When it comes to observing scintillation, there are two types to look for: flash and fire. Flash scintillation is the dynamic pattern of white light observed across a diamond’s crown, whereas fire scintillation is the pattern of colored light observed across a diamond’s crown. One measures the dispersion of white light and the other color. Both of which are important when grading the brilliance of a diamond as a whole. 

A well-cut diamond will have ideal or almost ideal cut diamond facet proportions and depth in order to disperse the most amount of light. A poor-cut diamond will look dull to the eye due to the dark areas of poor light return. 

4. What Is Diamond Depth?

The depth of a diamond refers to its measurement from top to bottom. This includes the table of the diamond to the culet at the base. This is then calculated by dividing the total height by the width in order to get a percentage.  The deeper the diamond’s depth, the higher the diamond’s depth percentage.

A diamond’s depth has a huge impact on its appearance. While a shallow depth will allow most of the light to pass through, a deep depth can negatively impact light performance. 

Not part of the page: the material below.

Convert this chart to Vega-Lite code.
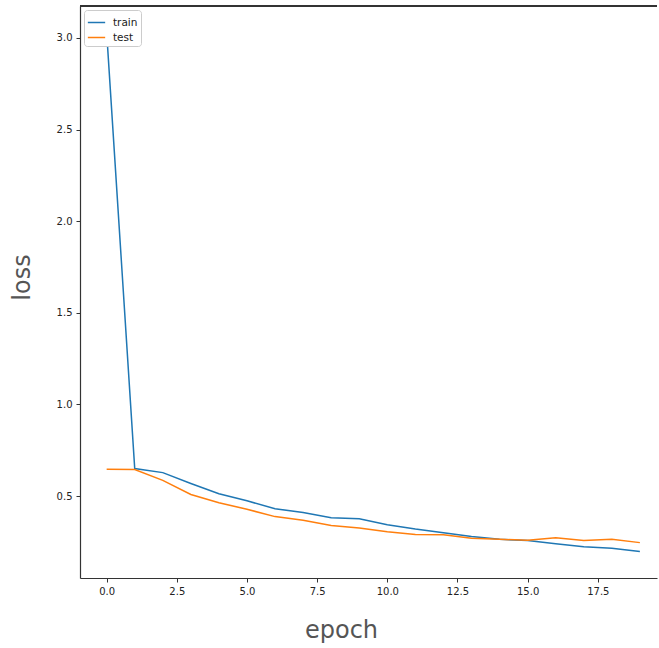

A high-quality diamond will feature proportionate depth and facets—though the ideal range depends on the shape you choose. For example, round brilliant diamonds feature a perfect facet pattern and will have a different depth percentage than an emerald cut which is a step cut shape.

Here is a breakdown of the ideal depth percentage for the most popular diamond shapes. 

Diamond Shape Depth Percentages
Diamond Shape Ideal Depth Percentage
Round Brilliant Cut 59 to 62.6%
Princess Cut 68 to 75%
Cushion Cut 61 to 68%
Emerald Cut 61 to 68%
Asscher Cut 61 to 68%
Oval Cut < 68%
Pear Shape < 68%
Radiant Cut < 67%
Heart Shape 56 to 66%
Marquise Cut 58 to 62%

View the diamond shape and cut chart

5. Why Are Diamond Proportions Important?

Just how diamond depth affects the way facets interact with light reflection, a diamond’s proportions also impact visual appearance. Proportions influence everything from brilliance to fire and scintillation—all of the characteristics that inform how sparkly a diamond is.

A high-quality diamond will feature proportionate culet size, depth, table and facets. While a lower quality diamond will differ from stone to stone on proportions, anything lower than an Ideal cut will have less than perfect proportions. Many times this will perform similar to the untrained eye. But, keep in mind that Fair and Poor cut grades will be significantly less sparkly visually. 

This makes diamond proportions an important part of the diamond cut grade decision. Depth, scintillation and proportions are all essential characteristics to weigh when shopping for a diamond ring. 

6. What Is the Best Cut of Diamond?

When it comes to what is the best diamond cut grade, there is grading variation from jeweler to jeweler. This is because there is no consistent diamond grading scale which makes it difficult to get a true sense of quality. Jewelers use a variety of diamond certification agencies to grade their diamonds, including IGI, GIA, AGS and GCAL. 

While one jeweler may offer Super Ideal cut as their best diamond cut, another may offer Excellent. This affects the clear-cut answer of what is the best cut of diamond and can make reading the diamond cut chart challenging. 

At 12FIFTEEN, the best cut of diamond is Super Ideal. We developed our own stringent standard for accurately evaluating diamond cut. This includes closely reviewing all elements in a more comprehensive manner compared to other retailers—guaranteeing a truly accurate cut grade for every single diamond.

A Cut Above the Rest

Choosing the right diamond cut requires an evaluation of the quality and price point you’re looking for. A better cut grade will cost more but provide a better appearance. 

Then again, many consumers choose a slightly lower cut grade that looks almost perfect to the untrained eye. This is why Very Good and even Good cut grades are still an excellent diamond grade for the price. With lab grown diamonds vs. mined, you can get a better cut grade for the same, if not lower, price of mined diamonds. And, without the ethical or environmental implications, lab just makes sense.